Numa nota ao final de "Libra", o sr. diz que mistura aleatoriamente fato e ficção. Para realizar a parte factual, o sr. fez algum tipo de pesquisa? Leu, por exemplo, os 26 volumes do Relatório da Comissão Warren, que o sr. já definiu antes como "o romance que James Joyce teria escrito se tivesse vivido 100 anos e morasse em Iowa"?
Sim, pesquisei muito para escrever "Libra". Isso incluiu viagens a Dallas, Fort Worth, Miami e Nova Orleans. E, sim, fiz uma minuciosa e rigorosa investigação sobre os 26 volumes do Relatório Warren.
Em "Ruído Branco", o personagem principal, o professor universitário Jack Gladney, afirma que as pessoas conhecem apenas dois lugares: aquele onde vivem e a televisão. Há uma relação entre essa afirmação e o fato do assassinato de Kennedy ser o primeiro grande acontecimento coberto pela mídia audiovisual nos EUA?
Kennedy foi morto em filme, Oswald foi morto em televisão. Isso tem um significado? Talvez represente que a morte de Oswald foi instantaneamente absorvida. Tornou-se pública, pertencia a qualquer um. Na morte de Kennedy, além da fotografia do desfile presidencial feita por um anônimo em Dallas, há o filme, o famoso "Zapruder's Film" (com cenas do assassinato em Super-8 feitas pelo cinegrafista amador Abraham Zapruder).
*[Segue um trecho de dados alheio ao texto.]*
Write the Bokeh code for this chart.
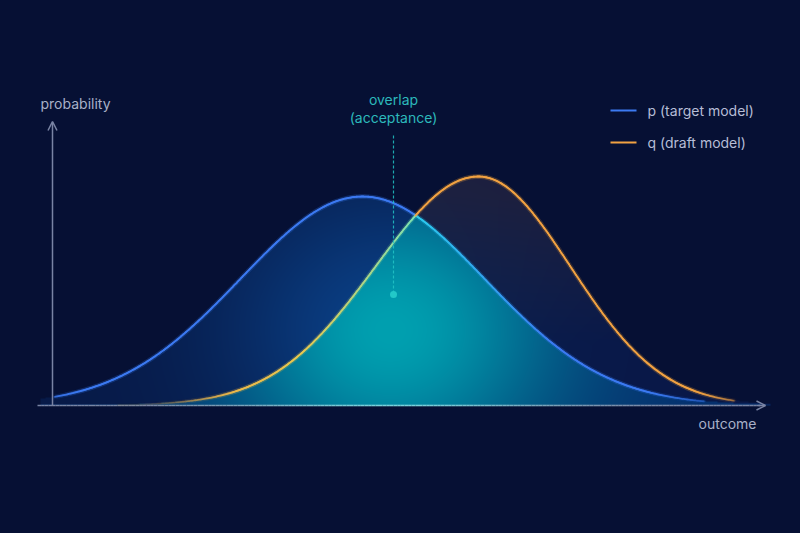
import numpy as np
from bokeh.plotting import figure
from bokeh.models import Range1d, Arrow, OpenHead
from bokeh.embed import file_html
from bokeh.resources import INLINE
from bokeh.core.properties import value

# ---- data: the two distributions (parameters) ----
p_mean, p_sd, p_peak = 0.0, 1.22, 0.418            # p (target model)
q_mean, q_sd_left, q_sd_right, q_peak = 1.16, 1.03, 0.92, 0.458   # q (draft model)
series_labels = ["p (target model)", "q (draft model)"]
axis_labels = ["probability", "outcome"]
overlap_labels = ["overlap", "(acceptance)"]

BG = "#061034"
BLUE = (60, 122, 242)
ORANGE = (242, 162, 66)
AXIS = "#7a84a4"
TEAL_TXT = "#2cb9bb"
LEG_TXT = "#b6bdd6"
FONT = "Inter"


def p_density(x):
    return p_peak * np.exp(-0.5 * ((x - p_mean) / p_sd) ** 2)


def q_density(x):
    sd = np.where(x < q_mean, q_sd_left, q_sd_right)
    return q_peak * np.exp(-0.5 * ((x - q_mean) / sd) ** 2)


def hexc(c):
    c = np.clip(np.asarray(c), 0, 255).astype(int)
    return "#%02x%02x%02x" % tuple(c)


def lerp(a, b, t):
    a = np.asarray(a, float)
    b = np.asarray(b, float)
    return a + (b - a) * t


# crossing point of the two curves
xs_c = np.linspace(-1, 2, 3001)
d = p_density(xs_c) - q_density(xs_c)
x_cross = xs_c[np.where(np.diff(np.sign(d)) != 0)[0][0]]

fig = figure(width=800, height=533, x_range=Range1d(-3.62, 4.38),
             y_range=Range1d(-0.256, 0.81), output_backend="svg",
             toolbar_location=None, min_border=0, background_fill_color=BG,
             border_fill_color=BG, outline_line_color=None,
             x_axis_type=None, y_axis_type=None)

# ---- filled areas with glow (raster built from the densities) ----
x0, x1, y0, y1 = -3.22, 4.08, 0.0, 0.52
nx, ny = 730, 260
xc = np.linspace(x0, x1, nx)
yc = np.linspace(y0, y1, ny)
X, Y = np.meshgrid(xc, yc)
P = p_density(X)
Q = q_density(X)
M = np.minimum(P, Q)
g = np.exp(-(((X - 0.28) / 1.55) ** 2 + ((Y - 0.15) / 0.27) ** 2))
ov = Y <= M
ponly = (Y > M) & (Y <= P)
qonly = (Y > M) & (Y <= Q)

rgb = np.zeros((ny, nx, 3))
t = (g ** 0.8)[..., None]
rgb_ov = lerp((6, 46, 108), (0, 160, 176), t)
rgb_p = lerp((7, 26, 72), (10, 64, 134), (g ** 0.9)[..., None])
v = np.clip((Y - 0.12) / 0.30, 0, 1)[..., None]
rgb_q = lerp((9, 24, 72), (30, 30, 60), v)
rgb_q = lerp(rgb_q, (14, 56, 104), (0.35 * g)[..., None])
rgb[ov] = rgb_ov[ov]
rgb[ponly] = rgb_p[ponly]
rgb[qonly] = rgb_q[qonly]
alpha = np.where(ov | ponly | qonly, 255, 0)

img = np.zeros((ny, nx), dtype=np.uint32)
view = img.view(dtype=np.uint8).reshape((ny, nx, 4))
view[..., 0] = rgb[..., 0].astype(np.uint8)
view[..., 1] = rgb[..., 1].astype(np.uint8)
view[..., 2] = rgb[..., 2].astype(np.uint8)
view[..., 3] = alpha.astype(np.uint8)
fig.image_rgba(image=[img], x=x0, y=y0, dw=x1 - x0, dh=y1 - y0)

# ---- x axis (lit by the glow near the overlap) ----
ax_x = np.linspace(-3.25, 3.98, 200)
ax_cols = []
for xm in (ax_x[:-1] + ax_x[1:]) / 2:
    k = np.exp(-((xm - 0.3) / 1.6) ** 2)
    ax_cols.append(hexc(lerp((122, 132, 164), (120, 210, 220), k)))
fig.segment(x0=ax_x[:-1], y0=0, x1=ax_x[1:], y1=0, line_color=ax_cols,
            line_width=1.6)
fig.add_layout(Arrow(end=OpenHead(size=9, line_color=AXIS, line_width=1.5),
                     x_start=3.96, y_start=0, x_end=4.03, y_end=0,
                     line_color=AXIS, line_width=1.5))
fig.add_layout(Arrow(end=OpenHead(size=9, line_color=AXIS, line_width=1.5),
                     x_start=-3.10, y_start=0, x_end=-3.10, y_end=0.568,
                     line_color=AXIS, line_width=1.5))

# ---- curves with per-segment colours ----
xp = np.linspace(-3.08, 3.42, 500)
yp = p_density(xp)
xm = (xp[:-1] + xp[1:]) / 2
pc, pa = [], []
for xv in xm:
    if xv < x_cross:
        c = BLUE
    else:
        k = np.clip((xv - x_cross) / 1.4, 0, 1)
        c = lerp((44, 205, 238), BLUE, k)
    pc.append(hexc(c))
    pa.append(float(np.clip(p_density(xv) / 0.03, 0.05, 1)))
fig.segment(x0=xp[:-1], y0=yp[:-1], x1=xp[1:], y1=yp[1:], line_color=pc,
            line_alpha=[a * 0.08 for a in pa], line_width=5, line_cap="round")
fig.segment(x0=xp[:-1], y0=yp[:-1], x1=xp[1:], y1=yp[1:], line_color=pc,
            line_alpha=pa, line_width=1.8, line_cap="round")

xq = np.linspace(-2.45, 3.72, 500)
yq = q_density(xq)
xm = (xq[:-1] + xq[1:]) / 2
qc, qa = [], []
for xv in xm:
    if xv < x_cross:
        if xv < -0.6:
            k = np.clip((xv + 2.2) / 1.6, 0, 1)
            c = lerp(ORANGE, (232, 200, 80), k)
        else:
            k = np.clip((xv + 0.6) / (x_cross + 0.6), 0, 1)
            c = lerp((232, 200, 80), (125, 226, 178), k)
    else:
        c = ORANGE
    qc.append(hexc(c))
    qa.append(float(np.clip(q_density(xv) / 0.03, 0.05, 1)))
fig.segment(x0=xq[:-1], y0=yq[:-1], x1=xq[1:], y1=yq[1:], line_color=qc,
            line_alpha=[a * 0.08 for a in qa], line_width=5, line_cap="round")
fig.segment(x0=xq[:-1], y0=yq[:-1], x1=xq[1:], y1=yq[1:], line_color=qc,
            line_alpha=qa, line_width=1.8, line_cap="round")

# ---- overlap annotation ----
fig.segment(x0=[0.31], y0=[0.54], x1=[0.31], y1=[0.222], line_color="#22c4c6",
            line_width=1.2, line_dash="3 2", line_alpha=0.85)
fig.scatter(x=[0.31], y=[0.222], size=7, fill_color="#22c8c8",
            line_color=None)
fig.text(x=[0.31, 0.31], y=[0.612, 0.576], text=overlap_labels,
         text_font=value(FONT), text_font_size="14px", text_color=TEAL_TXT,
         text_align="center", text_baseline="middle")

# ---- axis labels ----
fig.text(x=[-3.22], y=[0.604], text=[axis_labels[0]], text_font=value(FONT),
         text_font_size="14px", text_color="#a9b0c8", text_align="left",
         text_baseline="middle")
fig.text(x=[3.94], y=[-0.036], text=[axis_labels[1]], text_font=value(FONT),
         text_font_size="14px", text_color="#a9b0c8", text_align="right",
         text_baseline="middle")

# ---- legend ----
leg_y = [0.59, 0.526]
fig.segment(x0=[2.48, 2.48], y0=leg_y, x1=[2.74, 2.74], y1=leg_y,
            line_color=[hexc(BLUE), hexc(ORANGE)], line_width=2.2)
fig.text(x=[2.85, 2.85], y=leg_y, text=series_labels, text_font=value(FONT),
         text_font_size="14px", text_color=LEG_TXT, text_align="left",
         text_baseline="middle")

html = file_html(fig, INLINE)
html = html.replace(
    "<head>",
    "<head><style>html,body{margin:0;padding:0;overflow:hidden;"
    "background:#061034;}</style>", 1)
open("out.html", "w").write(html)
Este filme dura apenas 18 segundos e assisti-lo se tornou um privilégio de poucos. Quase ninguém viu o "Zapruder's Film", até a metade dos anos 70, quando foi mostrado pela primeira vez na televisão. Em outras palavras, a classe social a que se pertencia foi determinante.
Qualquer pessoa pôde assistir à morte de Oswald enquanto jantava em frente à TV. E ele continuava morrendo na hora em que as pessoas iam dormir. Mas se quisesse ver o filme da morte de Kennedy, você teria de ser muito importante ou dar muito dinheiro a alguém.
A terrível lógica do "Zapruder's Film" é que o nosso presidente mais fotogênico está morto em filme. De alguma maneira, isso teria de acontecer assim. Esse momento pertence ao século 20, o que significa que ele necessariamente deveria estar capturado num filme.